*Data segment*:
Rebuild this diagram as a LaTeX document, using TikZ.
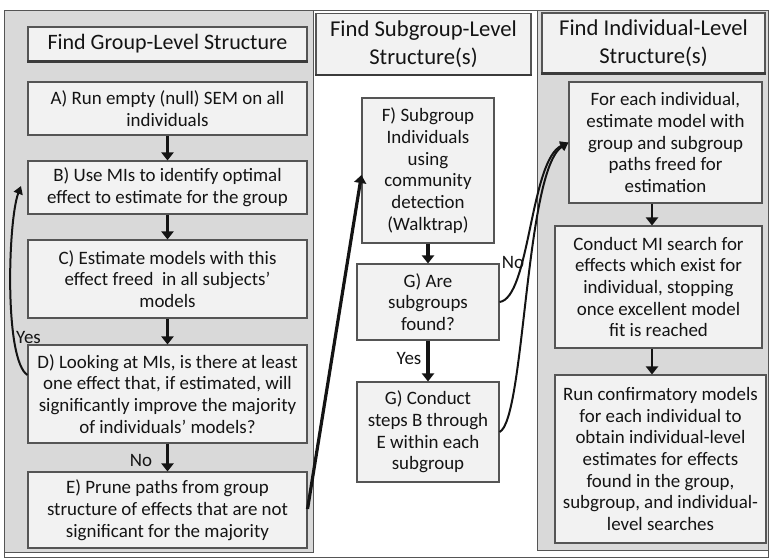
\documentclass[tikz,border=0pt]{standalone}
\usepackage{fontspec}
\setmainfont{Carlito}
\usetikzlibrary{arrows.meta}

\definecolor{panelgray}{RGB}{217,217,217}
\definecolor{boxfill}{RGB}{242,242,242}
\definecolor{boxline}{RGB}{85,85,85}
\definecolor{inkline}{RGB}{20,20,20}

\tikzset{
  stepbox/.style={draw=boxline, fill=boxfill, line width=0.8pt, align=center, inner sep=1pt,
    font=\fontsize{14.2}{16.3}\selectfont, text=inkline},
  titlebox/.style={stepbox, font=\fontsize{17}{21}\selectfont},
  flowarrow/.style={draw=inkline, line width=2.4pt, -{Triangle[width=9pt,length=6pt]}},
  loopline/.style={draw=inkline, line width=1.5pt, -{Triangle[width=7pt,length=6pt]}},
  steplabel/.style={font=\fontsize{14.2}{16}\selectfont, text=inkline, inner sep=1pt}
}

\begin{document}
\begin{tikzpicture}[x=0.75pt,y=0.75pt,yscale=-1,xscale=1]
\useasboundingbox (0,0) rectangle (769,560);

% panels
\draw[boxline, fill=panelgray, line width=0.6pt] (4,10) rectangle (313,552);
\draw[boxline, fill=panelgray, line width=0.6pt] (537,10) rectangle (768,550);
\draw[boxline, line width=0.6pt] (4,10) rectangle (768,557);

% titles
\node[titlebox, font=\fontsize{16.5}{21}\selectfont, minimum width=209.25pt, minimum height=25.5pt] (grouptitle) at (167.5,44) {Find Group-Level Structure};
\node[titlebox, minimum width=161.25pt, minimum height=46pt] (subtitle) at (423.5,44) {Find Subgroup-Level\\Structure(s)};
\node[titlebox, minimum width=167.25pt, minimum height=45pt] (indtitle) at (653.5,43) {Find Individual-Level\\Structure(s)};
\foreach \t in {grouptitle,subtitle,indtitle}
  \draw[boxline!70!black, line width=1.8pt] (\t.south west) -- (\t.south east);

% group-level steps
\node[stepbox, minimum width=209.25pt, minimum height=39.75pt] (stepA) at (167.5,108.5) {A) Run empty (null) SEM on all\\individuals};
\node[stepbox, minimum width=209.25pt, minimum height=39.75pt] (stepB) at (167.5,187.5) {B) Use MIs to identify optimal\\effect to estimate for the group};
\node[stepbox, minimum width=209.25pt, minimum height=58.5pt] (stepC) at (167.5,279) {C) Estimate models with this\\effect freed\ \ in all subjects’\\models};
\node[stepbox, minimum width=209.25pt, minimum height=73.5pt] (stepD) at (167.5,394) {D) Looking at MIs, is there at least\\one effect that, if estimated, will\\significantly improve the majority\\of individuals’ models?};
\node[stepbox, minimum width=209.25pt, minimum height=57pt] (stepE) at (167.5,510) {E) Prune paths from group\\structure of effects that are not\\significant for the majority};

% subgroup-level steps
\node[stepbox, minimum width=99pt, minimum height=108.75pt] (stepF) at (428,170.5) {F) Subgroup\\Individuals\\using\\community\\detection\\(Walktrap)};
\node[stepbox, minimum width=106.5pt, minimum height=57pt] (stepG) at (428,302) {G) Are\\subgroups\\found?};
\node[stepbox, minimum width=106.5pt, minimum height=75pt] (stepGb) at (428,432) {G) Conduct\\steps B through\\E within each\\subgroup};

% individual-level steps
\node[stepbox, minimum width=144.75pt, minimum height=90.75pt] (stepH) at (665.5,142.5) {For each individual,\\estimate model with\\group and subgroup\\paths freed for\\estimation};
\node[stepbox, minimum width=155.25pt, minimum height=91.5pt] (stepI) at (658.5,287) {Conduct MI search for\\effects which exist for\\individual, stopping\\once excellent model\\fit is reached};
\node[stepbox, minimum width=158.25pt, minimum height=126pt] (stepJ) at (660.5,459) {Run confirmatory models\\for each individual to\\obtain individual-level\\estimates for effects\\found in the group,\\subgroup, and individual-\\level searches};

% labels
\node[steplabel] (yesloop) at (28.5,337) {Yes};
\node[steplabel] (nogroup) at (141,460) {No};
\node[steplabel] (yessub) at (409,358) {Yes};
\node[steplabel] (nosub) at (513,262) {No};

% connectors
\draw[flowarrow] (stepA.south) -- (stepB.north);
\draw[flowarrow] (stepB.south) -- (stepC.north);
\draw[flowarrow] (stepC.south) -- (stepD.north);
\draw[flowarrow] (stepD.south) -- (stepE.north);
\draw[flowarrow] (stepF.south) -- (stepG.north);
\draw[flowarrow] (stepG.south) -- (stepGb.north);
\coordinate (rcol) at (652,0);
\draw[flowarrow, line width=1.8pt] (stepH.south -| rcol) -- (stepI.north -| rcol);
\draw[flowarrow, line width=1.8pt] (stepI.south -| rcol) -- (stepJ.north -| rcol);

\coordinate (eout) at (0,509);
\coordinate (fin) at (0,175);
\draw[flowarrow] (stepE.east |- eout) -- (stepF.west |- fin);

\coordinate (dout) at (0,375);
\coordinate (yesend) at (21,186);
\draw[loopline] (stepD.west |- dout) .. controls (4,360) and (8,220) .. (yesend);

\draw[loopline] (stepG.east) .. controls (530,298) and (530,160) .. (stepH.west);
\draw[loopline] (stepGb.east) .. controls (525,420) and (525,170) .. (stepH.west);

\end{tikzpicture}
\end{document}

*Problem statement*:
Output an exact copy of the material, with the pictures removed.

*Result*:
Rebuild this diagram as a LaTeX document, using TikZ.
\documentclass[tikz,border=0pt]{standalone}
\usepackage{fontspec}
\setmainfont{Carlito}
\usetikzlibrary{arrows.meta}

\definecolor{panelgray}{RGB}{217,217,217}
\definecolor{boxfill}{RGB}{242,242,242}
\definecolor{boxline}{RGB}{85,85,85}
\definecolor{inkline}{RGB}{20,20,20}

\tikzset{
  stepbox/.style={draw=boxline, fill=boxfill, line width=0.8pt, align=center, inner sep=1pt,
    font=\fontsize{14.2}{16.3}\selectfont, text=inkline},
  titlebox/.style={stepbox, font=\fontsize{17}{21}\selectfont},
  flowarrow/.style={draw=inkline, line width=2.4pt, -{Triangle[width=9pt,length=6pt]}},
  loopline/.style={draw=inkline, line width=1.5pt, -{Triangle[width=7pt,length=6pt]}},
  steplabel/.style={font=\fontsize{14.2}{16}\selectfont, text=inkline, inner sep=1pt}
}

\begin{document}
\begin{tikzpicture}[x=0.75pt,y=0.75pt,yscale=-1,xscale=1]
\useasboundingbox (0,0) rectangle (769,560);

% panels
\draw[boxline, fill=panelgray, line width=0.6pt] (4,10) rectangle (313,552);
\draw[boxline, fill=panelgray, line width=0.6pt] (537,10) rectangle (768,550);
\draw[boxline, line width=0.6pt] (4,10) rectangle (768,557);

% titles
\node[titlebox, font=\fontsize{16.5}{21}\selectfont, minimum width=209.25pt, minimum height=25.5pt] (grouptitle) at (167.5,44) {Find Group-Level Structure};
\node[titlebox, minimum width=161.25pt, minimum height=46pt] (subtitle) at (423.5,44) {Find Subgroup-Level\\Structure(s)};
\node[titlebox, minimum width=167.25pt, minimum height=45pt] (indtitle) at (653.5,43) {Find Individual-Level\\Structure(s)};
\foreach \t in {grouptitle,subtitle,indtitle}
  \draw[boxline!70!black, line width=1.8pt] (\t.south west) -- (\t.south east);

% group-level steps
\node[stepbox, minimum width=209.25pt, minimum height=39.75pt] (stepA) at (167.5,108.5) {A) Run empty (null) SEM on all\\individuals};
\node[stepbox, minimum width=209.25pt, minimum height=39.75pt] (stepB) at (167.5,187.5) {B) Use MIs to identify optimal\\effect to estimate for the group};
\node[stepbox, minimum width=209.25pt, minimum height=58.5pt] (stepC) at (167.5,279) {C) Estimate models with this\\effect freed\ \ in all subjects’\\models};
\node[stepbox, minimum width=209.25pt, minimum height=73.5pt] (stepD) at (167.5,394) {D) Looking at MIs, is there at least\\one effect that, if estimated, will\\significantly improve the majority\\of individuals’ models?};
\node[stepbox, minimum width=209.25pt, minimum height=57pt] (stepE) at (167.5,510) {E) Prune paths from group\\structure of effects that are not\\significant for the majority};

% subgroup-level steps
\node[stepbox, minimum width=99pt, minimum height=108.75pt] (stepF) at (428,170.5) {F) Subgroup\\Individuals\\using\\community\\detection\\(Walktrap)};
\node[stepbox, minimum width=106.5pt, minimum height=57pt] (stepG) at (428,302) {G) Are\\subgroups\\found?};
\node[stepbox, minimum width=106.5pt, minimum height=75pt] (stepGb) at (428,432) {G) Conduct\\steps B through\\E within each\\subgroup};

% individual-level steps
\node[stepbox, minimum width=144.75pt, minimum height=90.75pt] (stepH) at (665.5,142.5) {For each individual,\\estimate model with\\group and subgroup\\paths freed for\\estimation};
\node[stepbox, minimum width=155.25pt, minimum height=91.5pt] (stepI) at (658.5,287) {Conduct MI search for\\effects which exist for\\individual, stopping\\once excellent model\\fit is reached};
\node[stepbox, minimum width=158.25pt, minimum height=126pt] (stepJ) at (660.5,459) {Run confirmatory models\\for each individual to\\obtain individual-level\\estimates for effects\\found in the group,\\subgroup, and individual-\\level searches};

% labels
\node[steplabel] (yesloop) at (28.5,337) {Yes};
\node[steplabel] (nogroup) at (141,460) {No};
\node[steplabel] (yessub) at (409,358) {Yes};
\node[steplabel] (nosub) at (513,262) {No};

% connectors
\draw[flowarrow] (stepA.south) -- (stepB.north);
\draw[flowarrow] (stepB.south) -- (stepC.north);
\draw[flowarrow] (stepC.south) -- (stepD.north);
\draw[flowarrow] (stepD.south) -- (stepE.north);
\draw[flowarrow] (stepF.south) -- (stepG.north);
\draw[flowarrow] (stepG.south) -- (stepGb.north);
\coordinate (rcol) at (652,0);
\draw[flowarrow, line width=1.8pt] (stepH.south -| rcol) -- (stepI.north -| rcol);
\draw[flowarrow, line width=1.8pt] (stepI.south -| rcol) -- (stepJ.north -| rcol);

\coordinate (eout) at (0,509);
\coordinate (fin) at (0,175);
\draw[flowarrow] (stepE.east |- eout) -- (stepF.west |- fin);

\coordinate (dout) at (0,375);
\coordinate (yesend) at (21,186);
\draw[loopline] (stepD.west |- dout) .. controls (4,360) and (8,220) .. (yesend);

\draw[loopline] (stepG.east) .. controls (530,298) and (530,160) .. (stepH.west);
\draw[loopline] (stepGb.east) .. controls (525,420) and (525,170) .. (stepH.west);

\end{tikzpicture}
\end{document}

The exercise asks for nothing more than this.